Take the lines from the top down to and including the one with "plt.rcParams['mathtext.rm'] = 'Liberation" and repeat them exactly. Omit images.

********

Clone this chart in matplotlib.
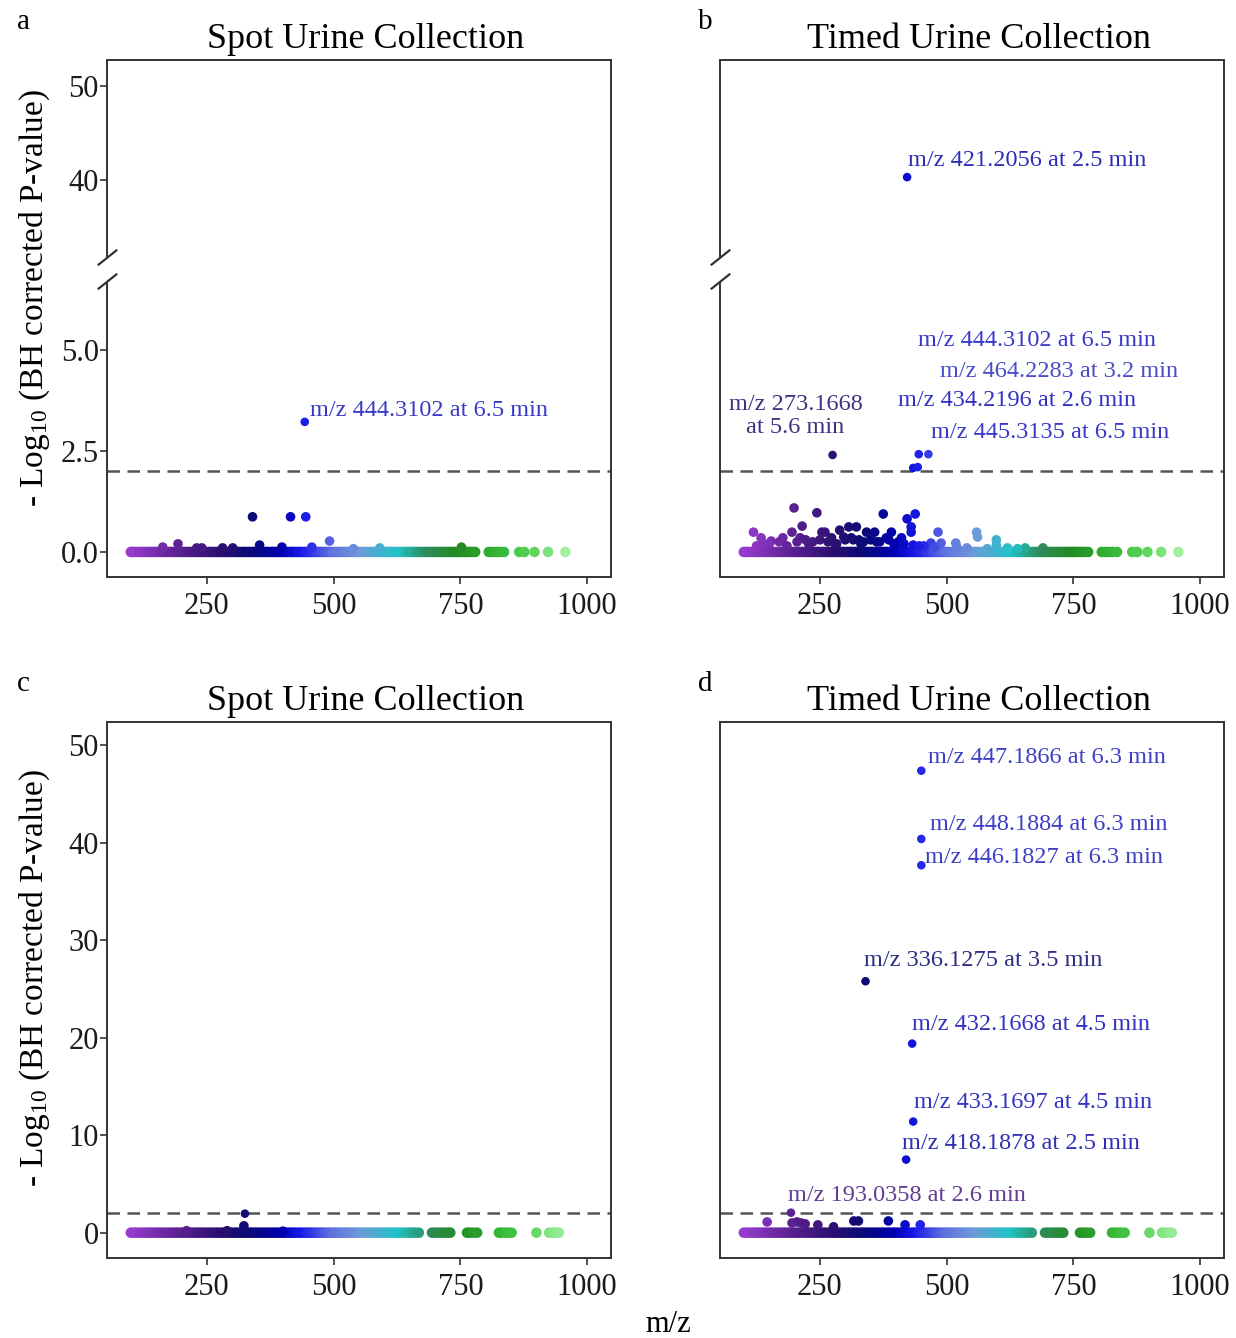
import numpy as np
import matplotlib
matplotlib.use('Agg')
import matplotlib.pyplot as plt
from matplotlib.colors import LinearSegmentedColormap, Normalize

plt.rcParams['font.family'] = ['Liberation Serif', 'DejaVu Serif']
plt.rcParams['mathtext.fontset'] = 'custom'
plt.rcParams['mathtext.rm'] = 'Liberation Serif'

# ---- data ----
# features that sit on the zero line, top row (a, b)
mz_base_ab = [100, 104, 109, 115, 120, 126, 131, 137, 142, 148, 153, 159, 164, 170, 176,
              181, 187, 192, 198, 203, 209, 215, 220, 226, 231, 237, 243, 248, 254, 259,
              265, 271, 276, 282, 287, 293, 298, 304, 310, 315, 321, 326, 332, 338, 343,
              349, 354, 360, 366, 371, 377, 382, 388, 393, 399, 405, 410, 416, 421, 427,
              433, 438, 444, 449, 455, 461, 466, 472, 477, 483, 489, 494, 500, 505, 511,
              517, 522, 528, 533, 539, 545, 550, 556, 561, 567, 573, 578, 584, 589, 595,
              601, 606, 612, 617, 623, 629, 634, 640, 645, 651, 657, 662, 668, 673, 679,
              685, 690, 696, 701, 707, 712, 718, 723, 728, 733, 738, 743, 748, 753, 758,
              763, 768, 773, 779, 806, 813, 821, 828, 836, 866, 876, 896, 923, 957]
# features that sit on the zero line, bottom row (c, d)
mz_base_cd = [100, 105, 110, 116, 121, 127, 132, 138, 143, 149, 154, 160, 165, 171, 177,
              182, 188, 193, 199, 204, 210, 216, 221, 227, 232, 238, 243, 249, 255, 260,
              266, 271, 277, 282, 288, 294, 299, 305, 310, 316, 321, 327, 333, 338, 344,
              349, 355, 360, 366, 372, 377, 383, 388, 394, 399, 405, 411, 416, 422, 427,
              433, 438, 444, 450, 455, 461, 466, 472, 477, 483, 489, 494, 500, 505, 511,
              516, 522, 528, 533, 539, 544, 550, 555, 561, 567, 572, 578, 583, 589, 594,
              600, 606, 611, 617, 622, 628, 633, 639, 645, 650, 656, 661, 668, 694, 700,
              707, 713, 719, 725, 730, 763, 769, 776, 783, 826, 832, 839, 845, 851, 900,
              925, 932, 939, 944]

# small raised features (not labelled)
a_mz = [163, 193, 230, 240, 281, 301, 354, 398, 457, 539, 591, 752, 340, 415, 445, 492]
a_y = [0.12, 0.2, 0.1, 0.1, 0.1, 0.1, 0.17, 0.12, 0.12, 0.08, 0.1, 0.12, 0.87, 0.87, 0.87, 0.27]

b_mz = [199, 244, 215, 195, 119, 134, 154, 177, 211, 254, 260, 289, 307, 322, 297, 273,
        342, 358, 375, 391, 381, 411, 422, 438, 430, 430, 434, 483, 469, 489, 518, 559,
        561, 598, 598, 655, 690, 150, 170, 228, 236, 283, 316, 331, 368, 400, 455, 520,
        125, 140, 185, 205, 222, 250, 266, 280, 300, 312, 327, 336, 350, 362, 386, 396,
        405, 416, 446, 476, 540, 580, 620, 640]
b_y = [1.09, 0.97, 0.64, 0.49, 0.49, 0.35, 0.27, 0.35, 0.35, 0.49, 0.49, 0.54, 0.62, 0.62,
       0.37, 0.35, 0.49, 0.49, 0.94, 0.49, 0.35, 0.35, 0.82, 0.94, 0.62, 0.49, 0.17, 0.49,
       0.22, 0.22, 0.22, 0.49, 0.37, 0.3, 0.17, 0.1, 0.1, 0.2, 0.25, 0.2, 0.25, 0.2, 0.3,
       0.2, 0.25, 0.2, 0.15, 0.12,
       0.15, 0.2, 0.15, 0.25, 0.3, 0.3, 0.25, 0.2, 0.3, 0.35, 0.3, 0.25, 0.3, 0.25, 0.3, 0.2,
       0.25, 0.2, 0.15, 0.12, 0.1, 0.08, 0.1, 0.08]

c_mz = [323, 210, 290, 400]
c_y = [0.7, 0.2, 0.2, 0.15]

d_mz = [146, 195, 205, 213, 221, 246, 277, 317, 326, 385, 418, 448]
d_y = [1.1, 1.0, 1.1, 1.0, 0.9, 0.8, 0.6, 1.2, 1.2, 1.2, 0.8, 0.8]

# significant, labelled features
a_sig_mz = [443]
a_sig_y = [3.22]
a_sig_lab = ['m/z 444.3102 at 6.5 min']

b_sig_mz = [422, 275, 434, 443, 445, 464]
b_sig_y = [40.3, 2.4, 2.08, 2.1, 2.42, 2.42]
b_sig_lab = ['m/z 421.2056 at 2.5 min', 'm/z 273.1668\nat 5.6 min', 'm/z 434.2196 at 2.6 min',
             'm/z 444.3102 at 6.5 min', 'm/z 445.3135 at 6.5 min', 'm/z 464.2283 at 3.2 min']

c_sig_mz = [325]
c_sig_y = [1.95]
c_sig_lab = ['']

d_sig_mz = [450, 450, 450, 340, 432, 434, 420, 193]
d_sig_y = [47.4, 40.4, 37.7, 25.8, 19.4, 11.4, 7.5, 2.05]
d_sig_lab = ['m/z 447.1866 at 6.3 min', 'm/z 448.1884 at 6.3 min', 'm/z 446.1827 at 6.3 min',
             'm/z 336.1275 at 3.5 min', 'm/z 432.1668 at 4.5 min', 'm/z 433.1697 at 4.5 min',
             'm/z 418.1878 at 2.5 min', 'm/z 193.0358 at 2.6 min']

threshold = 2.0
titles = ['Spot Urine Collection', 'Timed Urine Collection',
          'Spot Urine Collection', 'Timed Urine Collection']
panel_letters = ['a', 'b', 'c', 'd']

# ---- colours by m/z ----
anchors = [(100, '#9A3CD2'), (200, '#5A2090'), (280, '#2A1070'), (340, '#0A0A78'),
           (400, '#0000B0'), (440, '#1818E8'), (500, '#6070E0'), (560, '#6C9CD8'),
           (630, '#20C4C8'), (690, '#2E8B5A'), (750, '#228B22'), (820, '#30B030'),
           (880, '#50D050'), (960, '#A0F0A0')]
lo, hi = anchors[0][0], anchors[-1][0]
cmap = LinearSegmentedColormap.from_list(
    'mz', [((m - lo) / (hi - lo), c) for m, c in anchors])
norm = Normalize(lo, hi)

# ---- broken y scale for top row ----
B1, B2, GAP = 6.7, 31.8, 0.6
K = 9.4 / 40.4
GAPK = GAP / (B2 - B1)


def fwd(y):
    y = np.asarray(y, dtype=float)
    return np.where(y <= B1, y,
                    np.where(y <= B2, B1 + (y - B1) * GAPK, B1 + GAP + (y - B2) * K))


def inv(v):
    v = np.asarray(v, dtype=float)
    return np.where(v <= B1, v,
                    np.where(v <= B1 + GAP, B1 + (v - B1) / GAPK, B2 + (v - B1 - GAP) / K))


W, H = 1236, 1338
fig = plt.figure(figsize=(W / 100, H / 100), dpi=100)
fig.patch.set_facecolor('white')

SPINE = '#333333'


def px_axes(l, t, r, b):
    return fig.add_axes([l / W, 1 - b / H, (r - l) / W, (b - t) / H])


def label_colour(m):
    # labels in the original are a softer shade of the point colour
    c = np.array(cmap(norm(m))[:3])
    return tuple(0.62 * c + 0.38 * np.array([0.40, 0.40, 0.58]))


boxes = [(107, 60, 611, 577), (720, 60, 1224, 577),
         (107, 722, 611, 1258), (720, 722, 1224, 1258)]

panels = [
    (a_mz, a_y, a_sig_mz, a_sig_y, a_sig_lab, mz_base_ab),
    (b_mz, b_y, b_sig_mz, b_sig_y, b_sig_lab, mz_base_ab),
    (c_mz, c_y, c_sig_mz, c_sig_y, c_sig_lab, mz_base_cd),
    (d_mz, d_y, d_sig_mz, d_sig_y, d_sig_lab, mz_base_cd),
]

# label offsets in pixels (dx, dy) from the point, per panel
label_offsets = [
    [(5, 11)],
    [(1, 17), (-37, 39), (-15, 67), (0, 127), (12, 22), (12, 83)],
    [None],
    [(7, 13), (9, 14), (4, 8), (-2, 21), (0, 19), (1, 19), (-4, 16), (-3, 17)],
]

for i, (mz, yv, smz, sy, slab, base) in enumerate(panels):
    ax = px_axes(*boxes[i])
    broken = i < 2
    left_col = i % 2 == 0
    if broken:
        ax.set_yscale('function', functions=(fwd, inv))
        ax.set_ylim(-0.62, 52.76)
        ax.set_yticks([0, 2.5, 5, 40, 50])
        ax.set_yticklabels(['0.0', '2.5', '5.0', '40', '50'])
    else:
        ax.set_ylim(-2.6, 52.4)
        ax.set_yticks([0, 10, 20, 30, 40, 50])
    ax.set_xlim(53, 1047)
    ax.set_xticks([250, 500, 750, 1000])

    ax.axhline(threshold, color='#555555', lw=1.8, ls=(0, (5, 3)), zorder=2)

    ax.scatter(base, np.zeros(len(base)), c=cmap(norm(base)), s=58,
               edgecolors='none', zorder=3)
    ax.scatter(mz, yv, c=cmap(norm(mz)), s=48, edgecolors='none', zorder=3)
    ax.scatter(smz, sy, c=cmap(norm(smz)), s=38, edgecolors='none', zorder=4)

    for j, lab in enumerate(slab):
        if not lab:
            continue
        dx, dy = label_offsets[i][j]
        ha = 'center' if '\n' in lab else 'left'
        ax.annotate(lab, (smz[j], sy[j]), xytext=(dx, dy), textcoords='offset pixels',
                    ha=ha, va='center', fontsize=17.5, color=label_colour(smz[j]),
                    linespacing=1.15, zorder=5)

    for side in ['top', 'right', 'bottom', 'left']:
        ax.spines[side].set_color(SPINE)
        ax.spines[side].set_linewidth(1.4)
    ax.tick_params(direction='out', length=5, width=1.2, color=SPINE,
                   labelsize=22, pad=1, labelcolor='#1a1a1a')
    ax.tick_params(axis='x', pad=6)
    if not left_col:
        ax.tick_params(axis='y', left=False, labelleft=False)

    if broken:
        ax.spines['left'].set_visible(False)
        tr = ax.get_yaxis_transform()
        ax.plot([0, 0], [-0.62, B1], transform=tr, color=SPINE, lw=1.4,
                clip_on=False, solid_capstyle='butt')
        ax.plot([0, 0], [B2, 52.76], transform=tr, color=SPINE, lw=1.4,
                clip_on=False, solid_capstyle='butt')
        ax.plot([0, 0], [B1, B2], transform=tr, ls='none',
                marker=[(-1, -0.8), (1, 0.8)], ms=14, mec=SPINE, mew=1.6,
                clip_on=False)

    l, t, r, b = boxes[i]
    fig.text((l + r) / 2 / W + 7 / W, 1 - (t - 20) / H, titles[i], ha='center',
             va='center', fontsize=26)
    fig.text((l - 90) / W if left_col else (l - 22) / W, 1 - (t - 38) / H,
             panel_letters[i], ha='left', va='center', fontsize=21)

ylab = r'- Log$\mathregular{_{10}}$ (BH corrected P-value)'
fig.text(35 / W, 1 - 298 / H, ylab, rotation=90, ha='center', va='center', fontsize=24)
fig.text(35 / W, 1 - 978 / H, ylab, rotation=90, ha='center', va='center', fontsize=24)
fig.text(668 / W, 1 - 1325 / H, 'm/z', ha='center', va='center', fontsize=22)

fig.savefig('out.png', dpi=100, facecolor='white')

********

→ Solution for this problem:
Clone this chart in matplotlib.
import numpy as np
import matplotlib
matplotlib.use('Agg')
import matplotlib.pyplot as plt
from matplotlib.colors import LinearSegmentedColormap, Normalize

plt.rcParams['font.family'] = ['Liberation Serif', 'DejaVu Serif']
plt.rcParams['mathtext.fontset'] = 'custom'
plt.rcParams['mathtext.rm'] = 'Liberation Serif'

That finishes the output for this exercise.